What the task requires |
Retype word for word the first line of the listing and each line after it up to the line with "const RED_ERR_4 = [0.003, 0.0045, 0.0094, 0.012];", with the pictures taken out.

Provided data |
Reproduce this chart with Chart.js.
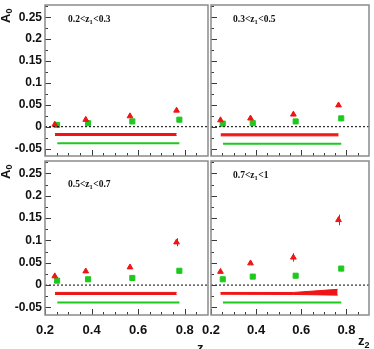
<!DOCTYPE html>
<html>
<head>
<meta charset="utf-8">
<script src="https://cdn.jsdelivr.net/npm/chart.js@4.4.0/dist/chart.umd.min.js"></script>
<style>
  html, body { margin: 0; padding: 0; background: #fff; }
  #wrap { position: relative; width: 374px; height: 349px; overflow: hidden; }
  #wrap canvas { position: absolute; left: 0; top: 0; }
</style>
</head>
<body>
<div id="wrap">
  <canvas id="p0" width="374" height="349"></canvas>
  <canvas id="p1" width="374" height="349"></canvas>
  <canvas id="p2" width="374" height="349"></canvas>
  <canvas id="p3" width="374" height="349"></canvas>
</div>
<script>
// z1 bin of each panel
const Z1_LO = ['0.2', '0.3', '0.5', '0.7'];
const Z1_HI = ['0.3', '0.5', '0.7', '1'];

// z2 of the markers
const RED_Z2 = [0.242, 0.375, 0.565, 0.765];
const GREEN_Z2 = [0.252, 0.385, 0.575, 0.777];

// A0, red triangles
const RED_1 = [0.005, 0.016, 0.024, 0.037];
const RED_2 = [0.015, 0.019, 0.028, 0.049];
const RED_3 = [0.020, 0.031, 0.040, 0.096];
const RED_4 = [0.030, 0.049, 0.062, 0.146];
const RED_ERR_1 = [0.002, 0.002, 0.002, 0.003];
const RED_ERR_2 = [0.002, 0.002, 0.003, 0.003];
const RED_ERR_3 = [0.003, 0.003, 0.003, 0.009];
const RED_ERR_4 = [0.003, 0.0045, 0.0094, 0.012];

// A0, green squares
const GREEN_1 = [0.004, 0.008, 0.012, 0.016];
const GREEN_2 = [0.007, 0.008, 0.012, 0.019];
const GREEN_3 = [0.010, 0.013, 0.016, 0.032];
const GREEN_4 = [0.013, 0.019, 0.021, 0.037];

// systematic bands
const SYS_RED_Z = [0.243, 0.765];
const SYS_RED_Z_4 = [0.242, 0.565, 0.761];
const SYS_RED_LO_1 = [-0.0202, -0.0202];
const SYS_RED_HI_1 = [-0.0156, -0.0156];
const SYS_RED_LO_2 = [-0.021, -0.021];
const SYS_RED_HI_2 = [-0.0164, -0.0164];
const SYS_RED_LO_3 = [-0.021, -0.021];
const SYS_RED_HI_3 = [-0.0164, -0.0164];
const SYS_RED_LO_4 = [-0.0205, -0.021, -0.0225];
const SYS_RED_HI_4 = [-0.0165, -0.0165, -0.0095];
const SYS_GREEN_Z = [0.253, 0.777];
const SYS_GREEN = [-0.038, -0.039, -0.039, -0.039];

// axes
const X_MIN = 0.2, X_MAX = 0.9;
const Y_MIN = -0.067, Y_MAX = 0.278;
const X_MAJOR = [0.2, 0.4, 0.6, 0.8];
const X_MINOR = [0.25, 0.3, 0.35, 0.45, 0.5, 0.55, 0.65, 0.7, 0.75, 0.85];
const Y_MAJOR = [-0.05, 0, 0.05, 0.1, 0.15, 0.2, 0.25];
const Y_MINOR = [-0.025, 0.025, 0.075, 0.125, 0.175, 0.225, 0.275];

const RED = 'rgb(240,20,20)';
const GREEN = 'rgb(30,200,30)';
const FONT = '"Liberation Sans", Arial, sans-serif';

const pts = (xs, ys) => xs.map((x, i) => ({ x: x, y: ys[i] }));

// ticks inside the frame, frame, error bars and texts
const decoPlugin = {
  id: 'deco',
  afterDatasetsDraw(chart, args, opts) {
    const { ctx, scales: { x, y } } = chart;
    ctx.save();
    // error bars of the red points
    ctx.strokeStyle = RED;
    ctx.lineWidth = 1;
    ctx.beginPath();
    opts.red.forEach((v, i) => {
      const px = Math.round(x.getPixelForValue(RED_Z2[i])) + 0.5;
      ctx.moveTo(px, y.getPixelForValue(v + opts.err[i]));
      ctx.lineTo(px, y.getPixelForValue(v - opts.err[i]));
    });
    ctx.stroke();
    ctx.restore();
  },
  afterDraw(chart, args, opts) {
    const { ctx, chartArea: a, scales: { x, y } } = chart;
    ctx.save();
    ctx.strokeStyle = '#3a3a3a';
    ctx.lineWidth = 1;
    ctx.beginPath();
    const ytick = (v, len) => {
      const py = Math.round(y.getPixelForValue(v)) + 0.5;
      ctx.moveTo(a.left, py); ctx.lineTo(a.left + len, py);
    };
    const xtick = (v, len) => {
      const px = Math.round(x.getPixelForValue(v)) + 0.5;
      ctx.moveTo(px, a.bottom); ctx.lineTo(px, a.bottom - len);
    };
    Y_MAJOR.forEach(v => ytick(v, 6));
    Y_MINOR.forEach(v => ytick(v, 3));
    X_MAJOR.forEach(v => xtick(v, 6));
    X_MINOR.forEach(v => xtick(v, 3));
    ctx.stroke();

    ctx.strokeStyle = '#8a8a8a';
    ctx.lineWidth = 1.5;
    ctx.strokeRect(a.left, a.top, a.right - a.left, a.bottom - a.top);

    // panel label  lo<z1<hi
    ctx.fillStyle = '#111';
    ctx.textBaseline = 'middle';
    let tx = a.left + opts.labelDx;
    const ty = a.top + opts.labelDy;
    const big = 'bold 9.5px "Liberation Serif", serif';
    const small = 'bold 6.5px "Liberation Serif", serif';
    ctx.font = big;
    const s1 = opts.lo + '<z';
    ctx.fillText(s1, tx, ty); tx += ctx.measureText(s1).width;
    ctx.font = small;
    ctx.fillText('1', tx, ty + 2.5); tx += ctx.measureText('1').width + 0.5;
    ctx.font = big;
    ctx.fillText('<' + opts.hi, tx, ty);

    ctx.textBaseline = 'alphabetic';
    if (opts.a0) {
      ctx.save();
      ctx.translate(10, a.top + 18);
      ctx.rotate(-Math.PI / 2);
      ctx.font = 'bold 13px ' + FONT;
      ctx.fillText('A', 0, 0);
      const w = ctx.measureText('A').width;
      ctx.font = 'bold 9px ' + FONT;
      ctx.fillText('0', w, 2);
      ctx.restore();
    }
    if (opts.z2) {
      const zx = a.right - 11;
      const zy = opts.z2;
      ctx.font = 'bold 13px ' + FONT;
      ctx.fillText('z', zx, zy);
      const w = ctx.measureText('z').width;
      ctx.font = 'bold 9px ' + FONT;
      ctx.fillText('2', zx + w, zy + 3);
    }
    ctx.restore();
  }
};

function makePanel(id, box, showX, showY, red, err, green, sysZ, sysLo, sysHi, sysGreen, deco) {
  const tickFont = { family: FONT, size: 12, weight: 'bold' };
  new Chart(document.getElementById(id), {
    type: 'scatter',
    data: {
      datasets: [
        { data: pts([X_MIN, X_MAX], [0, 0]), showLine: true, borderColor: '#000', borderWidth: 1,
          borderDash: [2, 2], pointRadius: 0 },
        { data: pts(sysZ, sysLo), showLine: true, borderColor: RED, borderWidth: 1, pointRadius: 0, fill: false },
        { data: pts(sysZ, sysHi), showLine: true, borderColor: RED, borderWidth: 1, pointRadius: 0,
          fill: '-1', backgroundColor: RED },
        { data: pts(SYS_GREEN_Z, [sysGreen, sysGreen]), showLine: true, borderColor: GREEN, borderWidth: 2,
          pointRadius: 0 },
        { data: pts(RED_Z2, red), pointStyle: 'triangle', pointRadius: 3.3, pointBorderWidth: 1,
          backgroundColor: RED, borderColor: RED },
        { data: pts(GREEN_Z2, green), pointStyle: 'rect', pointRadius: 3.6, pointBorderWidth: 1,
          backgroundColor: GREEN, borderColor: GREEN }
      ]
    },
    options: {
      animation: false,
      responsive: false,
      devicePixelRatio: 1,
      events: [],
      layout: {
        padding: {
          left: showY ? 0 : box.l,
          right: 374 - box.r,
          top: box.t,
          bottom: showX ? 0 : 349 - box.b
        }
      },
      plugins: { legend: { display: false }, tooltip: { enabled: false }, deco: deco },
      scales: {
        x: {
          type: 'linear', min: X_MIN, max: X_MAX, display: showX,
          grid: { display: false, drawTicks: false }, border: { display: false },
          afterBuildTicks: s => { s.ticks = X_MAJOR.map(v => ({ value: v })); },
          afterFit: s => {
            if (!showX) return;
            s.height = 349 - box.b; s.paddingLeft = 0; s.paddingRight = 0;
          },
          ticks: { autoSkip: false, maxRotation: 0, padding: 8, color: '#111',
                   font: { family: FONT, size: 13, weight: 'bold' },
                   callback: v => String(+v.toFixed(2)) }
        },
        y: {
          type: 'linear', min: Y_MIN, max: Y_MAX, display: showY,
          grid: { display: false, drawTicks: false }, border: { display: false },
          afterBuildTicks: s => { s.ticks = Y_MAJOR.map(v => ({ value: v })); },
          afterFit: s => {
            if (!showY) return;
            s.width = box.l; s.paddingTop = 0; s.paddingBottom = 0;
          },
          ticks: { autoSkip: false, padding: 3, color: '#111', font: tickFont,
                   callback: v => String(+v.toFixed(2)) }
        }
      }
    },
    plugins: [decoPlugin]
  });
}

const TL = { l: 45, r: 208, t: 1, b: 156 };
const TR = { l: 211, r: 372, t: 1, b: 156 };
const BL = { l: 45, r: 208, t: 161, b: 315 };
const BR = { l: 211, r: 372, t: 161, b: 315 };

makePanel('p0', TL, false, true, RED_1, RED_ERR_1, GREEN_1, SYS_RED_Z, SYS_RED_LO_1, SYS_RED_HI_1, SYS_GREEN[0],
  { red: RED_1, err: RED_ERR_1, lo: Z1_LO[0], hi: Z1_HI[0], labelDx: 23, labelDy: 15, a0: true, z2: 0 });
makePanel('p1', TR, false, false, RED_2, RED_ERR_2, GREEN_2, SYS_RED_Z, SYS_RED_LO_2, SYS_RED_HI_2, SYS_GREEN[1],
  { red: RED_2, err: RED_ERR_2, lo: Z1_LO[1], hi: Z1_HI[1], labelDx: 22, labelDy: 15, a0: false, z2: 0 });
makePanel('p2', BL, true, true, RED_3, RED_ERR_3, GREEN_3, SYS_RED_Z, SYS_RED_LO_3, SYS_RED_HI_3, SYS_GREEN[2],
  { red: RED_3, err: RED_ERR_3, lo: Z1_LO[2], hi: Z1_HI[2], labelDx: 23, labelDy: 24, a0: true, z2: 352 });
makePanel('p3', BR, true, false, RED_4, RED_ERR_4, GREEN_4, SYS_RED_Z_4, SYS_RED_LO_4, SYS_RED_HI_4, SYS_GREEN[3],
  { red: RED_4, err: RED_ERR_4, lo: Z1_LO[3], hi: Z1_HI[3], labelDx: 22, labelDy: 15, a0: false, z2: 345 });
</script>
</body>
</html>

Full answer |
Reproduce this chart with Chart.js.
<!DOCTYPE html>
<html>
<head>
<meta charset="utf-8">
<script src="https://cdn.jsdelivr.net/npm/chart.js@4.4.0/dist/chart.umd.min.js"></script>
<style>
  html, body { margin: 0; padding: 0; background: #fff; }
  #wrap { position: relative; width: 374px; height: 349px; overflow: hidden; }
  #wrap canvas { position: absolute; left: 0; top: 0; }
</style>
</head>
<body>
<div id="wrap">
  <canvas id="p0" width="374" height="349"></canvas>
  <canvas id="p1" width="374" height="349"></canvas>
  <canvas id="p2" width="374" height="349"></canvas>
  <canvas id="p3" width="374" height="349"></canvas>
</div>
<script>
// z1 bin of each panel
const Z1_LO = ['0.2', '0.3', '0.5', '0.7'];
const Z1_HI = ['0.3', '0.5', '0.7', '1'];

// z2 of the markers
const RED_Z2 = [0.242, 0.375, 0.565, 0.765];
const GREEN_Z2 = [0.252, 0.385, 0.575, 0.777];

// A0, red triangles
const RED_1 = [0.005, 0.016, 0.024, 0.037];
const RED_2 = [0.015, 0.019, 0.028, 0.049];
const RED_3 = [0.020, 0.031, 0.040, 0.096];
const RED_4 = [0.030, 0.049, 0.062, 0.146];
const RED_ERR_1 = [0.002, 0.002, 0.002, 0.003];
const RED_ERR_2 = [0.002, 0.002, 0.003, 0.003];
const RED_ERR_3 = [0.003, 0.003, 0.003, 0.009];
const RED_ERR_4 = [0.003, 0.0045, 0.0094, 0.012];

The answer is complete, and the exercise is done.